### OBJECTIVE:
Leave out the pictures and reproduce all of the data exactly.

### GIVEN INFORMATION:
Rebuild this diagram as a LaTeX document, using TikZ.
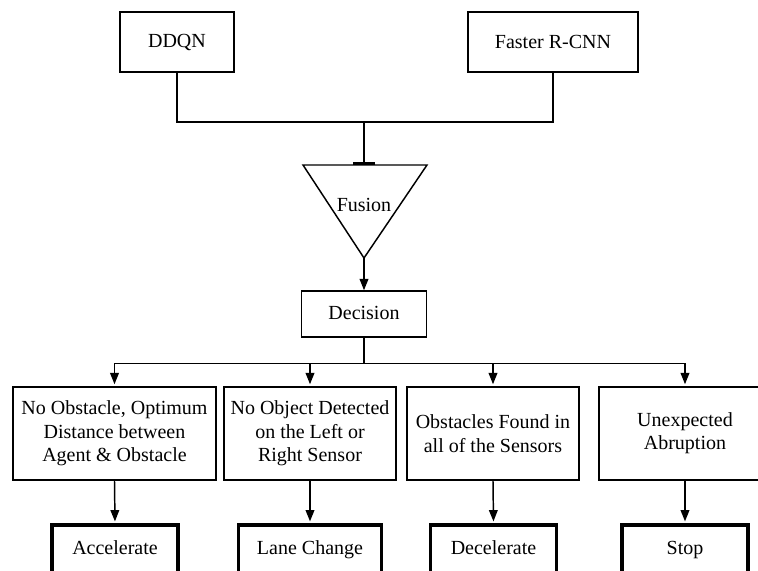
\documentclass[tikz,border=0pt]{standalone}
\usepackage{fontspec}
\setmainfont{Liberation Serif}
\usetikzlibrary{arrows.meta}
\begin{document}
\begin{tikzpicture}[x=0.75pt,y=-0.75pt,>={Triangle[width=6.5pt,length=8.5pt]},line width=1.1pt,font=\fontsize{15}{17.5}\selectfont]
  \tikzset{
    box/.style={draw,align=center,inner sep=2pt},
    onebox/.style={box,text height=2.2ex,text depth=0.5ex},
    outbox/.style={onebox,line width=2.4pt,minimum height=36pt},
  }
  \clip (0,0) rectangle (758,571);
  \useasboundingbox (0,0) rectangle (758,571);

  \node[box,minimum width=85.5pt,minimum height=45pt] (ddqn) at (177,42) {DDQN};
  \node[box,minimum width=127.5pt,minimum height=45pt] (frcnn) at (553,42) {Faster R-CNN};
  \coordinate (join) at (364,122);
  \coordinate (ftop) at (364,165);
  \coordinate (fleft) at (303,165);
  \coordinate (fright) at (427,165);
  \coordinate (fapex) at (364,258);
  \node (fusion) at (364,205) {Fusion};
  \node[onebox,minimum width=93.75pt,minimum height=34.5pt] (decision) at (364,314) {Decision};

  \draw (ddqn.south) |- (join) -| (frcnn.south);
  \draw[-{Bar[width=17pt,line width=2.2pt]}] (join) -- (ftop);
  \draw[line join=miter] (fleft) -- (fright) -- (fapex) -- cycle;
  \draw[->] (fapex) -- (decision.north);

  \node[box,minimum width=152.25pt,minimum height=69.75pt] (c1) at (114.5,433.5) {No Obstacle, Optimum\\Distance between\\Agent \& Obstacle};
  \node[box,minimum width=129pt,minimum height=69.75pt] (c2) at (310,433.5) {No Object Detected\\on the Left or\\Right Sensor};
  \node[box,minimum width=129pt,minimum height=69.75pt] (c3) at (493,433.5) {Obstacles Found in\\all of the Sensors};
  \node[box,minimum width=129pt,minimum height=69.75pt] (c4) at (685,433.5) {Unexpected\\Abruption};

  \node[outbox,minimum width=94.5pt] (a1) at (115,549) {Accelerate};
  \node[outbox,minimum width=107pt] (a2) at (310,549) {Lane Change};
  \node[outbox,minimum width=94pt] (a3) at (493.5,549) {Decelerate};
  \node[outbox,minimum width=94.5pt] (a4) at (685,549) {Stop};

  \foreach \n in {1,2,3,4} {
    \draw[->,shorten >=1.5pt] (decision.south) -- ++(0,26) -| (c\n.north);
    \draw[->,shorten >=1.5pt] (c\n.south) -- (a\n.north);
  }
\end{tikzpicture}
\end{document}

### EXERCISE RESPONSE:
Rebuild this diagram as a LaTeX document, using TikZ.
\documentclass[tikz,border=0pt]{standalone}
\usepackage{fontspec}
\setmainfont{Liberation Serif}
\usetikzlibrary{arrows.meta}
\begin{document}
\begin{tikzpicture}[x=0.75pt,y=-0.75pt,>={Triangle[width=6.5pt,length=8.5pt]},line width=1.1pt,font=\fontsize{15}{17.5}\selectfont]
  \tikzset{
    box/.style={draw,align=center,inner sep=2pt},
    onebox/.style={box,text height=2.2ex,text depth=0.5ex},
    outbox/.style={onebox,line width=2.4pt,minimum height=36pt},
  }
  \clip (0,0) rectangle (758,571);
  \useasboundingbox (0,0) rectangle (758,571);

  \node[box,minimum width=85.5pt,minimum height=45pt] (ddqn) at (177,42) {DDQN};
  \node[box,minimum width=127.5pt,minimum height=45pt] (frcnn) at (553,42) {Faster R-CNN};
  \coordinate (join) at (364,122);
  \coordinate (ftop) at (364,165);
  \coordinate (fleft) at (303,165);
  \coordinate (fright) at (427,165);
  \coordinate (fapex) at (364,258);
  \node (fusion) at (364,205) {Fusion};
  \node[onebox,minimum width=93.75pt,minimum height=34.5pt] (decision) at (364,314) {Decision};

  \draw (ddqn.south) |- (join) -| (frcnn.south);
  \draw[-{Bar[width=17pt,line width=2.2pt]}] (join) -- (ftop);
  \draw[line join=miter] (fleft) -- (fright) -- (fapex) -- cycle;
  \draw[->] (fapex) -- (decision.north);

  \node[box,minimum width=152.25pt,minimum height=69.75pt] (c1) at (114.5,433.5) {No Obstacle, Optimum\\Distance between\\Agent \& Obstacle};
  \node[box,minimum width=129pt,minimum height=69.75pt] (c2) at (310,433.5) {No Object Detected\\on the Left or\\Right Sensor};
  \node[box,minimum width=129pt,minimum height=69.75pt] (c3) at (493,433.5) {Obstacles Found in\\all of the Sensors};
  \node[box,minimum width=129pt,minimum height=69.75pt] (c4) at (685,433.5) {Unexpected\\Abruption};

  \node[outbox,minimum width=94.5pt] (a1) at (115,549) {Accelerate};
  \node[outbox,minimum width=107pt] (a2) at (310,549) {Lane Change};
  \node[outbox,minimum width=94pt] (a3) at (493.5,549) {Decelerate};
  \node[outbox,minimum width=94.5pt] (a4) at (685,549) {Stop};

  \foreach \n in {1,2,3,4} {
    \draw[->,shorten >=1.5pt] (decision.south) -- ++(0,26) -| (c\n.north);
    \draw[->,shorten >=1.5pt] (c\n.south) -- (a\n.north);
  }
\end{tikzpicture}
\end{document}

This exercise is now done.